Le misure panafricane, tuttavia, devono essere integrate da iniziative regionali e transregionali. Ad esempio, dal 26 al 28 ottobre, la Repubblica del Congo ospiterà il Summit dei Tre Bacini (che coinvolge i bacini dell’Amazzonia, del Congo e dei fiumi Borneo-Mekong). L'ordine del giorno immediato del vertice è l'ecologia, poiché questi paesi ospitano i “ polmoni verdi ” del pianeta, ovvero l'80% delle foreste tropicali del mondo. Uno degli obiettivi proposti dal vertice è quello di contribuire a creare la prima coalizione globale per ripristinare 350 milioni di ettari di ecosistemi terrestri e acquatici.
Il programma del vertice prevede tre sessioni: tecnica, ministeriale e di alto livello. Le discussioni sono progettate per promuovere la cooperazione scientifica e tecnica, incoraggiare lo sviluppo di capacità ed esercitare una maggiore influenza sui forum multilaterali di protezione ambientale. L'evento mira inoltre a sviluppare una strategia comune per stimolare progetti di investimento sulla lotta al cambiamento climatico e sulla preservazione della biodiversità.

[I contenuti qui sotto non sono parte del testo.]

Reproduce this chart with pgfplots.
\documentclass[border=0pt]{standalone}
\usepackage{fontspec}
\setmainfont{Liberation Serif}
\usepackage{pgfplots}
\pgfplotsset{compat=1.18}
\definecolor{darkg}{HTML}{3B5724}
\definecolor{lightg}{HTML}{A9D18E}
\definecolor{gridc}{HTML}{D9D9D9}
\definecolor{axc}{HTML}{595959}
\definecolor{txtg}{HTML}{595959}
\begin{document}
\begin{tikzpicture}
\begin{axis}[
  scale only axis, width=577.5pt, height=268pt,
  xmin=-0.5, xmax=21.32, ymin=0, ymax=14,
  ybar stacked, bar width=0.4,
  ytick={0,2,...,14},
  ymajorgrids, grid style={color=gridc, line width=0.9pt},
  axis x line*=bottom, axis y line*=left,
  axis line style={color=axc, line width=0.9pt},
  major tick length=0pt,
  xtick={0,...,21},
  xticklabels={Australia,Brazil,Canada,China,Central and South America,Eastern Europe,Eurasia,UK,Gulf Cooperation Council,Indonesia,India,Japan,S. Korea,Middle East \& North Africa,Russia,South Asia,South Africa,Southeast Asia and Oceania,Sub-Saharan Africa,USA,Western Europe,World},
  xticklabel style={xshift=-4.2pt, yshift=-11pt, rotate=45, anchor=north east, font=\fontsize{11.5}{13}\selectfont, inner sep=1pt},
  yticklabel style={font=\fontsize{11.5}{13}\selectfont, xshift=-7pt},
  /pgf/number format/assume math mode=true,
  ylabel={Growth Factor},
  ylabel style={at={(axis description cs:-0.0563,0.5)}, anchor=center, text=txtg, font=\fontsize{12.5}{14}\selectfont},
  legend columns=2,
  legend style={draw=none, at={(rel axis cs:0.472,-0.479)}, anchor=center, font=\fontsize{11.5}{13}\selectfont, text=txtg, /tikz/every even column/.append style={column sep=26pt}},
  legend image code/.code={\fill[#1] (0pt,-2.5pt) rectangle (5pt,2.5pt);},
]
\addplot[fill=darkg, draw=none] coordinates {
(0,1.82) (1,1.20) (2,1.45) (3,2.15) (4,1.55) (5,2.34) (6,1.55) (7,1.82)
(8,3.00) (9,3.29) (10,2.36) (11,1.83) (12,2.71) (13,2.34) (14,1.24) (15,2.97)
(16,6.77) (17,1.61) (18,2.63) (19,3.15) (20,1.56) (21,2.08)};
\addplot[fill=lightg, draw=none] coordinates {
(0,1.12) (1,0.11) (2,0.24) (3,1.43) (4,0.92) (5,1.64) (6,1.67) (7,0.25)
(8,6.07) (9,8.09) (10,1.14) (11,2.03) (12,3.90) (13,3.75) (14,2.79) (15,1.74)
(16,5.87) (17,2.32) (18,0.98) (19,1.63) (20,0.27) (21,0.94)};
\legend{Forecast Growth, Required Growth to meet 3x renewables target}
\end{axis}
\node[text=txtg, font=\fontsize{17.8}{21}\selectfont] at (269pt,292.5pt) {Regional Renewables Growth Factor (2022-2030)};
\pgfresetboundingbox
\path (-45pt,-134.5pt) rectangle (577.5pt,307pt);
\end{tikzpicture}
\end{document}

È importante sottolineare che questo vertice dimostra chiaramente anche come i paesi del Sud del mondo si stanno unendo e rafforzando l’approccio multilaterale nella loro politica diplomatica. L’anno scorso, intervenendo ad un vertice in Brasile, il presidente della Repubblica del Congo Denis Sassou Nguesso aveva espresso l’auspicio che un “mondo multipolare” non fosse più solo una frase alla moda, ma diventasse una realtà politica che “ corrisponda al potere e alla fertilità dei due fiumi, l’Amazzonia e il Congo”.
Nei prossimi dieci anni le sfide ambientali avranno un impatto significativo sull’agenda politica. I problemi causati dal cambiamento climatico, dalla distruzione dell’habitat tradizionale, dalla diversità biologica e dalla scarsità d’acqua diventeranno più gravi. Queste saranno questioni cruciali sia per la popolazione che per i politici. La ricerca di un equilibrio tra la preservazione sostenibile dell’ambiente e lo sviluppo diventerà una parte importante dell’agenda delle autorità e delle comunità locali, nonché delle associazioni internazionali. Diventerà molto importante anche la questione della preservazione della sovranità nazionale in materia di gestione ambientale. Le nazioni africane si opporranno costantemente a qualsiasi controllo esterno sulle risorse naturali e sugli ecosistemi, compresi i fiumi.
La creazione e lo sviluppo di servizi pubblici, compresi programmi specializzati (come il monitoraggio ecologico) costituiranno una condizione importante per il progresso. Il monitoraggio ecologico, tuttavia, è impossibile senza la digitalizzazione, comprese le immagini digitali degli ecosistemi che vengono aggiornate in modo tempestivo. Tali progetti possono essere chiamati “Internet dell’ambiente” (IoE), analogo all’ ”Internet delle cose” (IoT).